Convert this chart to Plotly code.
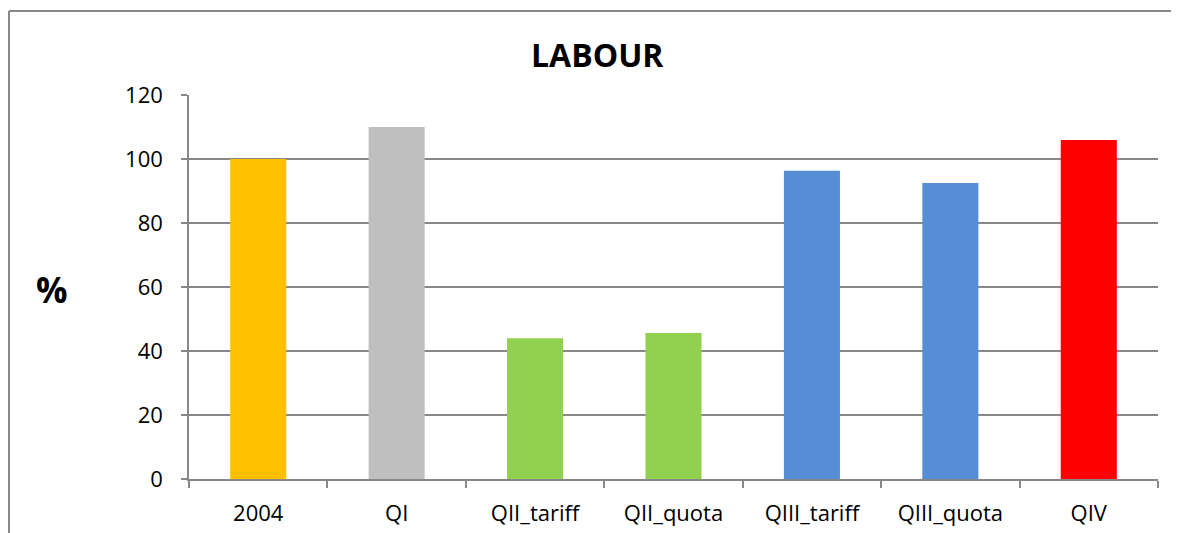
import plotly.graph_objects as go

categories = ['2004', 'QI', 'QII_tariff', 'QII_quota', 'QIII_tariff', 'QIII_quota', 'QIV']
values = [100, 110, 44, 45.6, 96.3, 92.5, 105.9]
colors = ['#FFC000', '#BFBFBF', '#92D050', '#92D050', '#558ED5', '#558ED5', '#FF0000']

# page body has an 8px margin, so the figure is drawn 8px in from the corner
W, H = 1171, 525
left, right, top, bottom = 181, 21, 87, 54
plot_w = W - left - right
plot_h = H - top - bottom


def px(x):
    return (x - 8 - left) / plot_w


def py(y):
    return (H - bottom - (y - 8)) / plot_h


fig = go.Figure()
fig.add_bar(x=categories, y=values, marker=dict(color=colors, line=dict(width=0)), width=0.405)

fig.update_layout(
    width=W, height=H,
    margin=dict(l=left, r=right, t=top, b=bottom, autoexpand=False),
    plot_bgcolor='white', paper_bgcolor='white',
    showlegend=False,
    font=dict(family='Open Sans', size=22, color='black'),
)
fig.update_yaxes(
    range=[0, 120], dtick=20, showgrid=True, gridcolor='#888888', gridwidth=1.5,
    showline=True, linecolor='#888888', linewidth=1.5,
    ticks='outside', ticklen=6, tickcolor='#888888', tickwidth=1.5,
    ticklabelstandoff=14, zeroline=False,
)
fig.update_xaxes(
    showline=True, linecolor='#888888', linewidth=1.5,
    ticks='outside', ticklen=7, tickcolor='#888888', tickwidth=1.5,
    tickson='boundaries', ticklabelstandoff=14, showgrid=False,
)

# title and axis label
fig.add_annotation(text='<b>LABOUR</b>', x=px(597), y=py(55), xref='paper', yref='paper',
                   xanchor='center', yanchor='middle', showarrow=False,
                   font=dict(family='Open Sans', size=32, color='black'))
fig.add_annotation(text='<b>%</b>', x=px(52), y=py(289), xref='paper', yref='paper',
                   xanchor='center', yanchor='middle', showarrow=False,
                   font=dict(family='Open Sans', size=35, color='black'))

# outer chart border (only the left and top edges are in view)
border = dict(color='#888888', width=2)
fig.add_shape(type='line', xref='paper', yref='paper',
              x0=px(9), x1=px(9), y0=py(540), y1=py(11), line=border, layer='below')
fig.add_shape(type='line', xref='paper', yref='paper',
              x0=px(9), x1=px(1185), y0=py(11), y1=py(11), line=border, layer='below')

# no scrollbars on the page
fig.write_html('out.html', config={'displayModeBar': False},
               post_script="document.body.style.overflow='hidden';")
* * *
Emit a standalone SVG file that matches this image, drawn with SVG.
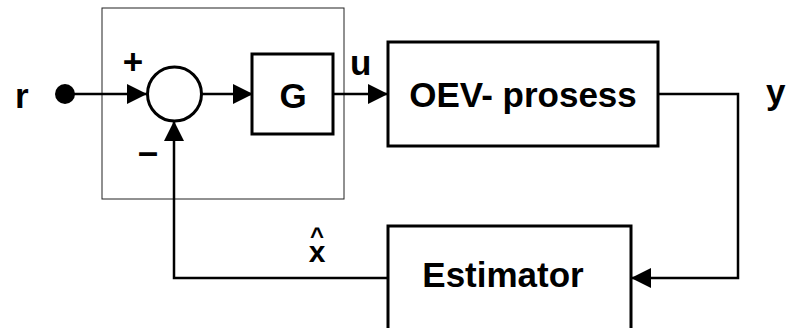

WORK TO COMPLETE:
Leaving out the pictures, extract the stretch from the line holding "Convert this chart to Plotly code." through the line holding "return (H - bottom - (y - 8)) / plot_h", word for word.

FULL SOLUTION:
Convert this chart to Plotly code.
import plotly.graph_objects as go

categories = ['2004', 'QI', 'QII_tariff', 'QII_quota', 'QIII_tariff', 'QIII_quota', 'QIV']
values = [100, 110, 44, 45.6, 96.3, 92.5, 105.9]
colors = ['#FFC000', '#BFBFBF', '#92D050', '#92D050', '#558ED5', '#558ED5', '#FF0000']

# page body has an 8px margin, so the figure is drawn 8px in from the corner
W, H = 1171, 525
left, right, top, bottom = 181, 21, 87, 54
plot_w = W - left - right
plot_h = H - top - bottom


def px(x):
    return (x - 8 - left) / plot_w


def py(y):
    return (H - bottom - (y - 8)) / plot_h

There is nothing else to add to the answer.